Advisor-Advisee Relations, and the Arc of a PhD
In the regular course of a PhD, a PhD advisee is often naturally focused on courses, research, reading and writing papers, TAing, qual exam, etc. Conversely, neither advisor nor advisee may regularly take the time to focus concretely on progress and the big-picture arc of PhD, career, and life.
Where do you want to be at the end of the PhD? 10 years later? What progress are you making toward those goals? It would likely be counterproductive to examine these questions every week, but it's important to consider them periodically, and it's most effective if advisee and advisor are aligned on a common vision. PhD students in Stanford's Physics department developed a worksheet to facilitate annual (or even more frequent) advisor-advisee discussions about progress in scientific development. When I was Director of Graduate Studies for the department, I edited the sheet. It's far from perfect. Suggestions welcome.
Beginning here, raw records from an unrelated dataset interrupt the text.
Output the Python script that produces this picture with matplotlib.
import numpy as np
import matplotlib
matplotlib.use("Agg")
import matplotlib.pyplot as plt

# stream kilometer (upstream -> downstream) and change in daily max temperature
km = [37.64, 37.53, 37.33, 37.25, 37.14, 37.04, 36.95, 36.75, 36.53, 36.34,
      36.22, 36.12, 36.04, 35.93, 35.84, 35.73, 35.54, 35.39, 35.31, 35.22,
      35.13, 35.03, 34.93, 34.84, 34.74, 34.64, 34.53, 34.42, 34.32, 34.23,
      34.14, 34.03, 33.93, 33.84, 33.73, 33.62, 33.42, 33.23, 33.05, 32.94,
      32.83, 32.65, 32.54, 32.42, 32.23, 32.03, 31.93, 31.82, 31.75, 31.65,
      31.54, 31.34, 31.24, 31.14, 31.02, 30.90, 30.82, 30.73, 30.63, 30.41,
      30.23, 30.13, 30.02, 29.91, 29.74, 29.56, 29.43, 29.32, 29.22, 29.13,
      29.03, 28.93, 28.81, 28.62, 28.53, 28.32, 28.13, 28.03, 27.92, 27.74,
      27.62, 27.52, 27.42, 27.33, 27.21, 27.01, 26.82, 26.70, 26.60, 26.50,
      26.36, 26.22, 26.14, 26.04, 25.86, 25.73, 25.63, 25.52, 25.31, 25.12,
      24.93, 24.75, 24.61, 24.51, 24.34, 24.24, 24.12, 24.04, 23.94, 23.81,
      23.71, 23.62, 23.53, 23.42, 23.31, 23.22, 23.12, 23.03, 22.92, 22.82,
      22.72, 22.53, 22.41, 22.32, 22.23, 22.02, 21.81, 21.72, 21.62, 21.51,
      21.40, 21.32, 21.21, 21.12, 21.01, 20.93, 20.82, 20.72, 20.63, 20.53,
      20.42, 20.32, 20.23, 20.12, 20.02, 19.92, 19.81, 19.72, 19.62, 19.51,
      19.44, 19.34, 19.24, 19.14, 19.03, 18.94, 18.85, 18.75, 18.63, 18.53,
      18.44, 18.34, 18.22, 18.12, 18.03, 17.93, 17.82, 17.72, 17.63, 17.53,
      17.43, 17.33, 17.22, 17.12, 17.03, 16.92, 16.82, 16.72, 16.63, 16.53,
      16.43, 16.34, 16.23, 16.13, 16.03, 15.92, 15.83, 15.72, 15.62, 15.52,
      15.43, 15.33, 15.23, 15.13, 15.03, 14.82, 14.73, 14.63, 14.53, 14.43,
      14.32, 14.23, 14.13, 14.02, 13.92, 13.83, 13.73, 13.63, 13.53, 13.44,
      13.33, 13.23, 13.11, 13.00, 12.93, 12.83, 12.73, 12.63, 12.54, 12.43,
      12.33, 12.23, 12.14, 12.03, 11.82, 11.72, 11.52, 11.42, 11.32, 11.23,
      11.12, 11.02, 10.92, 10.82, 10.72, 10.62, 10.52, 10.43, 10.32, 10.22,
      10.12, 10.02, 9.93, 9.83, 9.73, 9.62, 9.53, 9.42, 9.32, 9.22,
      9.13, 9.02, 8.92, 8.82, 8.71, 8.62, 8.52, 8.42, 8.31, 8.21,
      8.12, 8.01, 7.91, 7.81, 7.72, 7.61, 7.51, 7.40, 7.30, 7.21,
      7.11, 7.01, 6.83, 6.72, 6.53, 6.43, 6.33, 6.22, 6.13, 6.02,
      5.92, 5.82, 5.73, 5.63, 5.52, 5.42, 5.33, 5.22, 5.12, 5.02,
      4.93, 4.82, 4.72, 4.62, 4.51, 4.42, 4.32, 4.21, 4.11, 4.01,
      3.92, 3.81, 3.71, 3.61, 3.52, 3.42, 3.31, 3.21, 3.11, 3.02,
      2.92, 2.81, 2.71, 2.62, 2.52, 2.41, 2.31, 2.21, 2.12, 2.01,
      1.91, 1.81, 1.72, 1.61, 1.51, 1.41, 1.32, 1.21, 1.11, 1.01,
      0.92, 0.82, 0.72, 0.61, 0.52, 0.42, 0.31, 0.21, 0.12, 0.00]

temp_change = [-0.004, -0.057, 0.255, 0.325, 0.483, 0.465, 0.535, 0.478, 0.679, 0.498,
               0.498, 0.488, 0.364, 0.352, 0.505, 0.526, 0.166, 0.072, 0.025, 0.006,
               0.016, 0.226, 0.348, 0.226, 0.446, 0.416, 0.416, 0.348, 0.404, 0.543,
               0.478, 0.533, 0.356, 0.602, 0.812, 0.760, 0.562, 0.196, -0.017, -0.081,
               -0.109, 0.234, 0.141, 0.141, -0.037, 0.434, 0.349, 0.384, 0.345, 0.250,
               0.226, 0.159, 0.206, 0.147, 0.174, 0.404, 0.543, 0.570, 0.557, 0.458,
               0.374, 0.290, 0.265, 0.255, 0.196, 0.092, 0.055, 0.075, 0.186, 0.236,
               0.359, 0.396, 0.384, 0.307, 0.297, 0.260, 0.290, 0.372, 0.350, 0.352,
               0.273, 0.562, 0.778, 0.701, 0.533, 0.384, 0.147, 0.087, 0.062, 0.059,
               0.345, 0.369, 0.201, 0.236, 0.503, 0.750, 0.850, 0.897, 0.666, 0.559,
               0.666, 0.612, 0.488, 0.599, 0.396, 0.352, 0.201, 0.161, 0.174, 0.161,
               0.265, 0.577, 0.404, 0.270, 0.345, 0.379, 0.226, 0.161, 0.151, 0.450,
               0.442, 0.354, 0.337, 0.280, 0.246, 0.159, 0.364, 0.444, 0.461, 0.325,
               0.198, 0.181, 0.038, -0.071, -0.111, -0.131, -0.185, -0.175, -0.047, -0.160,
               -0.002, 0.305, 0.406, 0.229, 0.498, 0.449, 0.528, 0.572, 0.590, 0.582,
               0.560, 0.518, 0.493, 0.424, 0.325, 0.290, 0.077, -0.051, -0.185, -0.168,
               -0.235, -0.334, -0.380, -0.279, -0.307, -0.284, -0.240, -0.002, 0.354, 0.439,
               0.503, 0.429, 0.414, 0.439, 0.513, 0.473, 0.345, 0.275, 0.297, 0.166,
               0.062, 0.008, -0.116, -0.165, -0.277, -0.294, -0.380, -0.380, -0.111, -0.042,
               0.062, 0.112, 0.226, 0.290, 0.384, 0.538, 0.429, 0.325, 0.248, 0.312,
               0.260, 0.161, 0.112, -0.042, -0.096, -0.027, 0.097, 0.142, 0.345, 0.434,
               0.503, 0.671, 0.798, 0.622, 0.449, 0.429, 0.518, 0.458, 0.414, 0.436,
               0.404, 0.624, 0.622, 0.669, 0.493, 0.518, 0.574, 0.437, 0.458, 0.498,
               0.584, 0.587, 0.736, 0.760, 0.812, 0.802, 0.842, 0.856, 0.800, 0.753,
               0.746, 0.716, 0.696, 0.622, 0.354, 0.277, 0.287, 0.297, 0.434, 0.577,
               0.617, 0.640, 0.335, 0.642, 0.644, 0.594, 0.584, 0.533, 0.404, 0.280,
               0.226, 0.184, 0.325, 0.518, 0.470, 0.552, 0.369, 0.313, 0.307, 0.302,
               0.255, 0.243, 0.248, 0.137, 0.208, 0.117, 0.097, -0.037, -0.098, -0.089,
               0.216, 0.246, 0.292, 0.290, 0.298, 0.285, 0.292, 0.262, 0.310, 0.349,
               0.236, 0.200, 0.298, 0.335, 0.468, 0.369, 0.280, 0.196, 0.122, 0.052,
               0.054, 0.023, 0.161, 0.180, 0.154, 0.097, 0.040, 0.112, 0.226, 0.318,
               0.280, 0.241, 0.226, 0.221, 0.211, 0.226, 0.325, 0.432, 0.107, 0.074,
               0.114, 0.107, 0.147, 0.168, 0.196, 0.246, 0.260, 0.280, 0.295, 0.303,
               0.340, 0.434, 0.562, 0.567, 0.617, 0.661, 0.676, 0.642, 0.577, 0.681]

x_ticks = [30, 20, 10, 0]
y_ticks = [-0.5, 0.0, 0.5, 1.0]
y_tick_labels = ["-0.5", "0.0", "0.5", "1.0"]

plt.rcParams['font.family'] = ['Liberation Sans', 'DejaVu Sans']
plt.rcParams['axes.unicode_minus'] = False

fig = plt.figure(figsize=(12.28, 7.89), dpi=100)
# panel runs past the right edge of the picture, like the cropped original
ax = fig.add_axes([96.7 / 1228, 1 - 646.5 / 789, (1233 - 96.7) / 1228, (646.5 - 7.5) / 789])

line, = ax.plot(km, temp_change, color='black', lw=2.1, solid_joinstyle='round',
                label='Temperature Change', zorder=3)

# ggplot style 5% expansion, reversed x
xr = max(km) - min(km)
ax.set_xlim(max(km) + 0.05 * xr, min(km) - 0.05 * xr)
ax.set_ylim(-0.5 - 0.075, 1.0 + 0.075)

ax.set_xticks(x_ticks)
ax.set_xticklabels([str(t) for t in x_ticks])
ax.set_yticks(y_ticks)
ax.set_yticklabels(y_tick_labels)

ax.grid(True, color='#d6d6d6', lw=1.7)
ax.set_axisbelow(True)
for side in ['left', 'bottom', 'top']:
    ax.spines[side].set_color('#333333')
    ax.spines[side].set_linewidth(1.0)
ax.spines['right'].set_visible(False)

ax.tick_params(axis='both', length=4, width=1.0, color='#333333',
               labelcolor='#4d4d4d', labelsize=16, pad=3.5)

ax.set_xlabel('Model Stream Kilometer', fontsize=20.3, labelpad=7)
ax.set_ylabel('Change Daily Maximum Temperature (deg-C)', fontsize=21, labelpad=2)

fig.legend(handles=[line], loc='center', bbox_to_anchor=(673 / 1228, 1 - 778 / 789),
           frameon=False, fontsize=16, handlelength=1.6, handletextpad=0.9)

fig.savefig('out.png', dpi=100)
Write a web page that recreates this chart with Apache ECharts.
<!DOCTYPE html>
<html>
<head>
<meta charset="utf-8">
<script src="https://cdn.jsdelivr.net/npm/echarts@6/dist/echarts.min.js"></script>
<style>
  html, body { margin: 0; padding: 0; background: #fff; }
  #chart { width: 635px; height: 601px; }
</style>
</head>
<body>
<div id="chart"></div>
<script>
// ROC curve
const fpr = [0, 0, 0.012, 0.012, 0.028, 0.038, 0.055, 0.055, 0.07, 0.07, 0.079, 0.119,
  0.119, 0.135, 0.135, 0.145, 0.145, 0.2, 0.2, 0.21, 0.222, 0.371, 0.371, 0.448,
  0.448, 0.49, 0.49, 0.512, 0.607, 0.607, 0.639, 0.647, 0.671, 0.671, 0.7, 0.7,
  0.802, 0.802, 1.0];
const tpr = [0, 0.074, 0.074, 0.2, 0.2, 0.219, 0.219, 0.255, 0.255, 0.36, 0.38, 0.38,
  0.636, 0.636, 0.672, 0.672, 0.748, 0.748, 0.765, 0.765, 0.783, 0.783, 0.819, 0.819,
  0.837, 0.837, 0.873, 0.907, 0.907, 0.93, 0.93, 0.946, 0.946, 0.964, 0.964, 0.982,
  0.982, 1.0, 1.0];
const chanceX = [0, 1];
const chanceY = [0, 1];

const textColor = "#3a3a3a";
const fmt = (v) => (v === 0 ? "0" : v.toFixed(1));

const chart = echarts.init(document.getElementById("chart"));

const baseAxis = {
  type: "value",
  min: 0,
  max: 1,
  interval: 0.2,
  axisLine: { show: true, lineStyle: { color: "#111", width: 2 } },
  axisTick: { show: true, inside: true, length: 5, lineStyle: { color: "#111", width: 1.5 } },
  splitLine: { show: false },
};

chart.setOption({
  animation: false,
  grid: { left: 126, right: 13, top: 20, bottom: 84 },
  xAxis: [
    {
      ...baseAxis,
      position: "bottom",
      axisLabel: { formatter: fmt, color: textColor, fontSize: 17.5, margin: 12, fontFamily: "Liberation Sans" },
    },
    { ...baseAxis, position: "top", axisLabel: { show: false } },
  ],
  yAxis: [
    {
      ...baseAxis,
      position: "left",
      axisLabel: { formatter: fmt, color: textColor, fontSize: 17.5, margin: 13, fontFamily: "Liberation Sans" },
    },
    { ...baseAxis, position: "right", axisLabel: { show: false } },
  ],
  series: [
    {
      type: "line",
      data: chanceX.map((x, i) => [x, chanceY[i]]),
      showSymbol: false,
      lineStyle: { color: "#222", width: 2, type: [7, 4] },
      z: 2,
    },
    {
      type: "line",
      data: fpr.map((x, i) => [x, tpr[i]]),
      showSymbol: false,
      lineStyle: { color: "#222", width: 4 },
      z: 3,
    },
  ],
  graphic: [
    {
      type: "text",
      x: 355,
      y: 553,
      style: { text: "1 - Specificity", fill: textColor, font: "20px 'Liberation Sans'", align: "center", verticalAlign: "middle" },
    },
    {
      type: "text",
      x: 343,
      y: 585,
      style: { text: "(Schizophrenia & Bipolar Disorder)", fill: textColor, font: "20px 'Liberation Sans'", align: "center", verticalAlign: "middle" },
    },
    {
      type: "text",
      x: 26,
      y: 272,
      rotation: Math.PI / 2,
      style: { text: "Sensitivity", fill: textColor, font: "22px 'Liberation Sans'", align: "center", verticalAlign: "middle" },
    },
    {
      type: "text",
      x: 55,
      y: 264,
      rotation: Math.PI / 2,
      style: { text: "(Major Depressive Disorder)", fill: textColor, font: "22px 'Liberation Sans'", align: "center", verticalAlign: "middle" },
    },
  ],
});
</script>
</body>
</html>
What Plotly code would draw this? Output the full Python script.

But it can be a useful starting point.
If you use this worksheet, I'd suggest that both advisor and advisee read it and fill it out, including comments/notes, before coming together to discuss their responses. I see two advantages of taking the time to do this separately in advance:
- Providing an opportunity for each party to reflect on -- and be ready to share -- what impressive development has occurred and what further development would be important to focus on. How could you and the other party partner on this? It's much more helpful to say you see a need and have ideas for how to work on it together than simply to identify a problem (though you should flag problems even if you have no concrete solutions to offer.)
- Revealing where advisor and advisee agree on the situation and path -- in my experience, often a large proportion of the answers will match -- and where they differ. Both are important, and if you enter the conversation cold, without having come up with your own answers, one voice might dominate the conversation, and you'll never learn how much you agree on, or where you differ.